NOTHOMB: Well, what was wonderful is that they were read. If I would write such books about China, they wouldn’t be read in China. They were read and were bestsellers in Japan. Like any other people in the planet, the Japanese don’t enjoy being criticized, but they care. Of course, I love Japan, and we all know, when you love somebody, you criticize him. It’s always the same.

AUDIENCE: I just finished reading Tokyo Fiancée and very much enjoyed the book. Your books have not yet begun to really inundate readers in the United States. What can you say about that?

NOTHOMB: Well, you know, everything needs a beginning. Of course, it’s the beginning of a very long love affair.

AUDIENCE: This is also a question for Amélie. One of the things I find most fascinating about many of your books is their philosophical engagement with readers—you take them into almost an oppositional, argumentative state, where they’re somehow included in the experience. A reader thinks, How would I behave in this situation? How would I behave when confronted with this?

NOTHOMB: You know, I don’t publish all that I write, but of course, if I publish a book, it is for the reader—the reader is the most important character. Each reader is the main character, and it’s fascinating—but it’s also a problem for me, because when we share the book, and it’s no longer mine, I am in danger. Believe me, it is true: I am in great danger because people feel so much at home in my novels that some of them have the feeling they own me. And it’s difficult to put up borders.

DON: There’s something very personal about what you write, so that readers feel that we know you. And, Buket, your writing, on the other hand, I’ve seen it compared to Borges, and I think that’s very accurate, at least in my reading of it. For example, I just finished The Sound of Fishsteps, a novel where the characters are in an asylum, maybe—but it’s also a dormitory, and then you think maybe they’re in heaven, or maybe they’re in hell. And it’s a large labyrinth of complicated characters whose histories are larger than life. And yet, the whole time, there’s an actual plot which you can follow completely. I think that’s brilliant—to have this philosophical conversation in terms of how you set up the novel, and yet also have a story run through it. How do your readers relate to your novels and to their characters?

UZUNER: Well, in the beginning I was controversial in Turkey. The old critics I grew up with hated me because the language I used was, for them, not very “literary.” But now everybody’s writing that way. This was about twenty years ago. And, of course, writers cannot describe or summarize their own writings. So when journalists ask me, “What are you writing about?” I get nervous because I don’t know what to say. I say, “I write about life.” Is that all?

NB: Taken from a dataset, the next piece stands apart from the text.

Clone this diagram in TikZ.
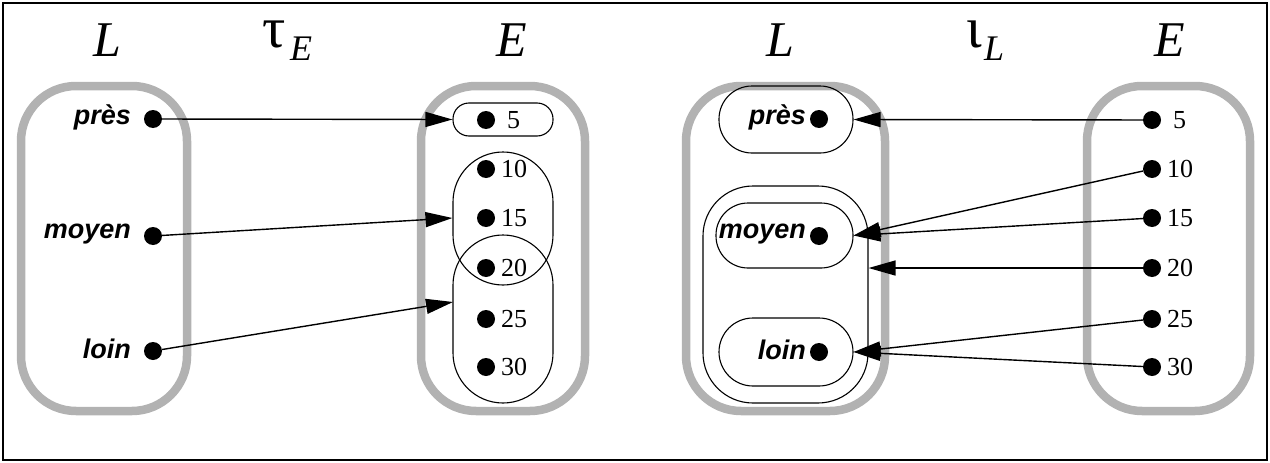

It doesn’t matter if you live in America or Istanbul or Paris or Brussels, life is so complicated, and often we feel that we are so small, very small, and that the earth is a small planet, and we don’t know when we will die, and we all expect to be happy, and this concept of “happiness” is actually a nineteenth-century invention—until then there was no expectation of happiness. When I discovered that, I was so happy! Because people were really trying to survive then: There was no penicillin and no birth control and so much water pollution, people were dying and dying and suddenly the technology and the antibiotics and all those things came and we are alive and then we survive, so what then? We want to be happy.

And what is happiness? Buy more. Buy more. And this makes us even unhappier. And that’s why my books are like life, as I said. It’s very complicated, we don’t know if it’s real or not. I mean, I can easily write this room into my novels, and I can turn it into a dream—maybe I am dreaming now. One of my psychiatrist friends says if he cures you, you can’t write. So reality and fiction—there is a very thin line between them. And maybe you shouldn’t get any cure. Writing is the only solution.

AUDIENCE: You’re both here participating in the PEN festival. Are you gathering material, either about what you experience in the street or in the festival? Are you writing? Are you inspired?

UZUNER: Well, life is a laboratory for a writer, I believe, and if you are a good observer, you can use anywhere. Last night I participated in an event called “A Literary Safari.” It was wonderful. We were invited—Amélie was also there—to a special building where artists are living.…

DON: Westbeth.

UZUNER: Yes, Westbeth. It was difficult for me to get there and it took one and a half hours. Anyway, we were sitting in a real house, and young people were coming and going from the rooms, and we were reading and talking with them, and there was a beautiful sunset behind the Hudson River, and there was a lovely cat—I miss my cat, it’s been a week that I’m away. So I was thinking that this is not really real what we are doing—it’s so abstract: I am here from Istanbul and my grandmother, if she was alive, she would think, What the hell are you doing here? You don’t have any kids, you don’t have a husband, and you are somewhere called America sitting and talking about your dreams? What is this? It’s only three generations, you know. Last night exchange students came, and they were maybe expecting to see an American writer. And there I was, a Turkish woman writer, and there are all those prejudices about the Turkish, about Islam, and I was sitting there talking to them about my travels. It was so absurd and abstract to them, but I was part of it, and it was like a game, but it was reality—so I think it will be a good story, if I can make it.

NOTHOMB: Basically my answer is the same.